Raja Abdullah Serukan Perlindungan Warga Sipil
Ribuan warga Palestina telah berkumpul di perbatasan dalam beberapa hari terakhir dengan harapan dapat melarikan diri dari Jalur Gaza di tengah-tengah serangan udara Israel.
Sementara Raja Abdullah dalam pidatonya pada 17 Oktober menekankan pentingnya komunitas internasional memenuhi kewajibannya untuk melindungi warga sipil yang terjebak dalam konflik, ia mengesampingkan Yordania, yang berbatasan dengan Israel dan Tepi Barat, untuk tidak menerima pengungsi.
“Mengenai masalah pengungsi yang datang ke Yordania, saya pikir saya dapat berbicara dengan tegas atas nama Yordania tidak hanya sebagai sebuah negara, tetapi juga teman-teman kami di Mesir; itu adalah garis merah karena saya pikir itu adalah rencana dari beberapa pelaku untuk mencoba dan menciptakan masalah de facto di lapangan,” katanya.
“Tidak ada pengungsi yang masuk ke Yordania dan tidak ada pengungsi di Mesir. Ini adalah situasi berdimensi kemanusiaan yang harus ditangani di dalam Gaza dan Tepi Barat dan bukannya mencoba untuk mendorong tantangan Palestina dan masa depan mereka ke pundak orang lain.”
Lebih dari 2 juta orang Palestina sudah tinggal di Yordania, menurut Perserikatan Bangsa-Bangsa.

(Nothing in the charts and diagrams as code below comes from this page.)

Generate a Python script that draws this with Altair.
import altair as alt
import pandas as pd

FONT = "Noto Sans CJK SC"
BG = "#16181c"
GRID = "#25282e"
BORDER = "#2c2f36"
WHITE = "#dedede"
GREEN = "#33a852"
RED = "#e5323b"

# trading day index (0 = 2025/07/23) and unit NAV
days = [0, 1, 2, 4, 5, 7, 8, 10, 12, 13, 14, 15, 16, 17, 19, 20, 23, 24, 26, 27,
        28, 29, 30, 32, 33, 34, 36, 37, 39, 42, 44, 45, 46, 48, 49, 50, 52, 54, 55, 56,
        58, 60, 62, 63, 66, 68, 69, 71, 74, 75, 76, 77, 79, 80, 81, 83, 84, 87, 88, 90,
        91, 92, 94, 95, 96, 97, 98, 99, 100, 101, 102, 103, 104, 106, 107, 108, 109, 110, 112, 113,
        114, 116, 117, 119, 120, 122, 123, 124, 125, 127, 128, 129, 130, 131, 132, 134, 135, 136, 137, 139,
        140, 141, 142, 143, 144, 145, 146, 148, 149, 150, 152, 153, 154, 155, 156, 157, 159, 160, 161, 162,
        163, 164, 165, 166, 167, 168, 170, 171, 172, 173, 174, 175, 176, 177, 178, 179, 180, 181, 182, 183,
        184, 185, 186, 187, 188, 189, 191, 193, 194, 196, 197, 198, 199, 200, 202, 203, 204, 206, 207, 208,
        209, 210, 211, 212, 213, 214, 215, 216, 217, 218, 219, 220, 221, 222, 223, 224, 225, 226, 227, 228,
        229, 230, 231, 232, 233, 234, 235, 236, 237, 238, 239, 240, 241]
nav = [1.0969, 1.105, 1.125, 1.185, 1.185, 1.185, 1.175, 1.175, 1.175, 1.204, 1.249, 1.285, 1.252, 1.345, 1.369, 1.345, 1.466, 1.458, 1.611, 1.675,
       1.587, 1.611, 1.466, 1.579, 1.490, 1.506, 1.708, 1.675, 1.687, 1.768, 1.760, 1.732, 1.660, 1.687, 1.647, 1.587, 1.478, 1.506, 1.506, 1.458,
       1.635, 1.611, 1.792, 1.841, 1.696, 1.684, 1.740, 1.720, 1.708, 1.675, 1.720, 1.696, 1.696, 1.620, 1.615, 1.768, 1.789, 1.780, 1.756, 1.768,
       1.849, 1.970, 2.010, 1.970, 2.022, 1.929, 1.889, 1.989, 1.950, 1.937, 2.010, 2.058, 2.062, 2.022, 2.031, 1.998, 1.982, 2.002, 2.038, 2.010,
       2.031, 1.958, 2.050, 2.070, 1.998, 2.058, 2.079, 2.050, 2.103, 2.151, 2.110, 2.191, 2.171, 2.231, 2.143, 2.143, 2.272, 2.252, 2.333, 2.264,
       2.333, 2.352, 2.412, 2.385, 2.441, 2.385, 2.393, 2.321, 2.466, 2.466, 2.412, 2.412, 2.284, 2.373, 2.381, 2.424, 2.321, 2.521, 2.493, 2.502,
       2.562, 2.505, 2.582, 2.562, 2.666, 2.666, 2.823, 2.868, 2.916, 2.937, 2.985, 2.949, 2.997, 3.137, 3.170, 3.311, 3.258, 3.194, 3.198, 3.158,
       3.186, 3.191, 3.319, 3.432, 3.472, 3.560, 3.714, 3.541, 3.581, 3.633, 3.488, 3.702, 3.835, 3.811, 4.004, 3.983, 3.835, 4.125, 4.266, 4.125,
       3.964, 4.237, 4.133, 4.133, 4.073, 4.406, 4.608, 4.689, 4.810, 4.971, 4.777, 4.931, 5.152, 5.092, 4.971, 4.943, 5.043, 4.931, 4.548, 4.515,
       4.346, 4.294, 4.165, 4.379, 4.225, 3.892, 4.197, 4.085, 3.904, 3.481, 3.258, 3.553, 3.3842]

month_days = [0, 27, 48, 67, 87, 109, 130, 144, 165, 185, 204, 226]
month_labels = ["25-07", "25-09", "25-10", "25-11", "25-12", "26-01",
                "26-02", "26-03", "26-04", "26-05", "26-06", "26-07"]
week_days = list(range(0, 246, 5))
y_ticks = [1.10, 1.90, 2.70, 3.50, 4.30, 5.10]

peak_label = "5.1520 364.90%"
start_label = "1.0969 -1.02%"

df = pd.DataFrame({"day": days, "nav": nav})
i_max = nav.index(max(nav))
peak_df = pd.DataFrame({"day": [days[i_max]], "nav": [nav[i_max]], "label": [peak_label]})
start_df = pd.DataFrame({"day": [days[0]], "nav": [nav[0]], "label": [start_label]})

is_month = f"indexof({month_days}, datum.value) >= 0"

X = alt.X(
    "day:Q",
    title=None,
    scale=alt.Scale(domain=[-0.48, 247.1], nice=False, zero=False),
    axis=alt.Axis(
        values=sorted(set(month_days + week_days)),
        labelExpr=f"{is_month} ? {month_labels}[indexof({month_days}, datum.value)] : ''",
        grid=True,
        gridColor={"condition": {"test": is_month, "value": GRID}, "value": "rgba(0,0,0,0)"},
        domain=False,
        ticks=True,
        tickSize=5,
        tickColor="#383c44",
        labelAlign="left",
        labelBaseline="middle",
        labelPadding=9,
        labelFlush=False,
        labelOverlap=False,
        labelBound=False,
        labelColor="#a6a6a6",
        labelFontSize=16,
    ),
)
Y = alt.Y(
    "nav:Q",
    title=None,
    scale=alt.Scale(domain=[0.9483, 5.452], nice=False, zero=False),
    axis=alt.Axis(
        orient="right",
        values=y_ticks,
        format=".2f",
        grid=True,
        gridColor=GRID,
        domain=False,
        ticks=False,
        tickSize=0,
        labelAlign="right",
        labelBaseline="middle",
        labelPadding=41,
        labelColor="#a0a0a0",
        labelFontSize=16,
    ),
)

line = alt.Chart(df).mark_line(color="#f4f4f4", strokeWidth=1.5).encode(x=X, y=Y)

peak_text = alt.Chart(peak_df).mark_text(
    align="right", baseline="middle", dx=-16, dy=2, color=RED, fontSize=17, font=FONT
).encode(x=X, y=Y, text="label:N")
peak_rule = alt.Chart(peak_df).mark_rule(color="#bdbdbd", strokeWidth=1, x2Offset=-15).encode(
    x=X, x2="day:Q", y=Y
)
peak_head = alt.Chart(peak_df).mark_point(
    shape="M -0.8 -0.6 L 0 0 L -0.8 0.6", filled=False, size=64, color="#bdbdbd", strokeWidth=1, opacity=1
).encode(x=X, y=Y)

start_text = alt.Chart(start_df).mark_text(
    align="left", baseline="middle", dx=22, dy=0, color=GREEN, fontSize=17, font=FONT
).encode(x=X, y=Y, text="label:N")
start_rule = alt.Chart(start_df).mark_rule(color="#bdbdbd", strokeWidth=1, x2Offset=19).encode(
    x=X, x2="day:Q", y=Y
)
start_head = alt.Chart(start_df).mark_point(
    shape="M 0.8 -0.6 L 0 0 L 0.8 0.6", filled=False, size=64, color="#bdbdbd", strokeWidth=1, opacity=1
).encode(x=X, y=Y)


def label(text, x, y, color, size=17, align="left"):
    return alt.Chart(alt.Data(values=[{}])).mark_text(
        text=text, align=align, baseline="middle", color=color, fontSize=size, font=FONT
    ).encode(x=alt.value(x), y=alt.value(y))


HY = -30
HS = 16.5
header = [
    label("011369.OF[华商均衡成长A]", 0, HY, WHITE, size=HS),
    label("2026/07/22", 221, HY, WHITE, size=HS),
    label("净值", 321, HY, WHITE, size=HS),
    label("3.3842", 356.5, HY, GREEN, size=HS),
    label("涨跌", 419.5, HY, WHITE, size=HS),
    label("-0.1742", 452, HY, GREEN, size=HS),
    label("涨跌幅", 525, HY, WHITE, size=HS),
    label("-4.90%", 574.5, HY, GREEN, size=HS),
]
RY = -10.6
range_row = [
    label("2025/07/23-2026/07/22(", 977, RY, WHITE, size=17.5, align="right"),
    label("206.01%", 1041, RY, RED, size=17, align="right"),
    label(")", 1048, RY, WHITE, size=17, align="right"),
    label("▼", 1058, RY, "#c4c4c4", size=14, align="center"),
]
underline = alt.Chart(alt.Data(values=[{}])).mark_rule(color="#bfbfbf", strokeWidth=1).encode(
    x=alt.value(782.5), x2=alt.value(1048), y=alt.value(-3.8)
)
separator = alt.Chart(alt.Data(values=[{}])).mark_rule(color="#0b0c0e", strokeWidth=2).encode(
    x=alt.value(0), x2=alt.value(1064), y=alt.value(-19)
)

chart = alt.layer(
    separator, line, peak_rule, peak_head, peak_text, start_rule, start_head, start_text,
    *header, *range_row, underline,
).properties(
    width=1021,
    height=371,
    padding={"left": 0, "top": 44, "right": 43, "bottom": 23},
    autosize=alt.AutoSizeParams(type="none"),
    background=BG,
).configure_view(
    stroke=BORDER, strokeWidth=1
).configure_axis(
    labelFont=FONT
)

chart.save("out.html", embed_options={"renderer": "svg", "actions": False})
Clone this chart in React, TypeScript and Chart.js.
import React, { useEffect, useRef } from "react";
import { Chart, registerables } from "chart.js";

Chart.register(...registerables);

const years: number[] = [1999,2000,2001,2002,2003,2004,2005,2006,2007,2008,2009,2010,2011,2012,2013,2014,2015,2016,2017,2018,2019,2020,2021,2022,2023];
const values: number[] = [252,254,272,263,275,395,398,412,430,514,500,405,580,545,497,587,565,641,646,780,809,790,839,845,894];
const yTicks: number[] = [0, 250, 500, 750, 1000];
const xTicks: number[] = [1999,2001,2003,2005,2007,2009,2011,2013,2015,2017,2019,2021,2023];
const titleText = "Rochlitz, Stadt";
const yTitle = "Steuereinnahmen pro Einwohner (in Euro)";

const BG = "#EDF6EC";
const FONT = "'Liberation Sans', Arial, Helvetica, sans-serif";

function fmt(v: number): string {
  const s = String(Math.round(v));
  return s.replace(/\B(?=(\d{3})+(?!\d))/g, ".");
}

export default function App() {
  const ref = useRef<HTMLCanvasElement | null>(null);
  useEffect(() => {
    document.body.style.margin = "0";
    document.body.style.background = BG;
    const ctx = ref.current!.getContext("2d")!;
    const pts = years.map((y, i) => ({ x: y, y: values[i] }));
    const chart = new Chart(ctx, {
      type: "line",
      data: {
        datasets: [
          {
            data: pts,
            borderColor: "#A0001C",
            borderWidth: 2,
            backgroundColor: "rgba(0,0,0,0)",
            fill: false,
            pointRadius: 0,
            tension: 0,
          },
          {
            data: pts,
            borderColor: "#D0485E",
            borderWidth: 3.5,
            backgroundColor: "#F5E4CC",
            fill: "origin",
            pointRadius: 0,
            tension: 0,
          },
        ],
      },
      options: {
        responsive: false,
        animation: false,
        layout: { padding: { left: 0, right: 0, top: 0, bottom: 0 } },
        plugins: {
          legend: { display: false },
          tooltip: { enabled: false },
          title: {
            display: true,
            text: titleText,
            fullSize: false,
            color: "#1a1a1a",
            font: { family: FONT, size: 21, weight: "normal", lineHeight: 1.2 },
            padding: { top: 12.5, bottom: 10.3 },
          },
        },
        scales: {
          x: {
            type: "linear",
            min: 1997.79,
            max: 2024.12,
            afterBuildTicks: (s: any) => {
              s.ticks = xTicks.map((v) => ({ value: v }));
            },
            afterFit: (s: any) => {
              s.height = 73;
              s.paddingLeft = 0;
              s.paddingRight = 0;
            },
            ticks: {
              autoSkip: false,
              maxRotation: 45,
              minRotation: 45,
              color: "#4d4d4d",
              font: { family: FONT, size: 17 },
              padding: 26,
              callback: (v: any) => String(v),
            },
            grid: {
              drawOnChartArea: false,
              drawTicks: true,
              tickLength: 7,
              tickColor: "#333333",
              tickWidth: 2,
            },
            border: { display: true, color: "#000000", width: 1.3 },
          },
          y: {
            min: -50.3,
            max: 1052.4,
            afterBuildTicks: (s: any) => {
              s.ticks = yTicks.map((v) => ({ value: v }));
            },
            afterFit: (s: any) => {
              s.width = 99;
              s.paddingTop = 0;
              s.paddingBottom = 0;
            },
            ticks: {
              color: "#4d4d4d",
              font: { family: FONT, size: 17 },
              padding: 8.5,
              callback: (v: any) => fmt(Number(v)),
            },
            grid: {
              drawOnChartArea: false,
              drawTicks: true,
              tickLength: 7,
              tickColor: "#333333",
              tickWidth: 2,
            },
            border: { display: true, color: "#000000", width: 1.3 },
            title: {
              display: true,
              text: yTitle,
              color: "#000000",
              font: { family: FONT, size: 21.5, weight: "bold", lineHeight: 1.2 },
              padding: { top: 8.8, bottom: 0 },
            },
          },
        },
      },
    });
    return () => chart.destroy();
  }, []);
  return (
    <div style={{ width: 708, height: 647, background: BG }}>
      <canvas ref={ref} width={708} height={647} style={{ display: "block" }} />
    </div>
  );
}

Raja Yordania, yang menyerukan solusi dua negara untuk masalah Palestina dan Israel, juga menekankan pentingnya para pemimpin dunia untuk melihat masa depan dan apa yang akan terjadi setelah konflik berakhir.
“Kita tidak bisa melanjutkan siklus kekerasan ini setiap tahun. Kecuali ada cakrawala politik yang menyatukan orang Israel dan Palestina, yang kemudian memungkinkan orang Israel dan Arab untuk bersatu, ini akan terus menjadi siklus kekerasan yang tidak dapat kita hentikan.”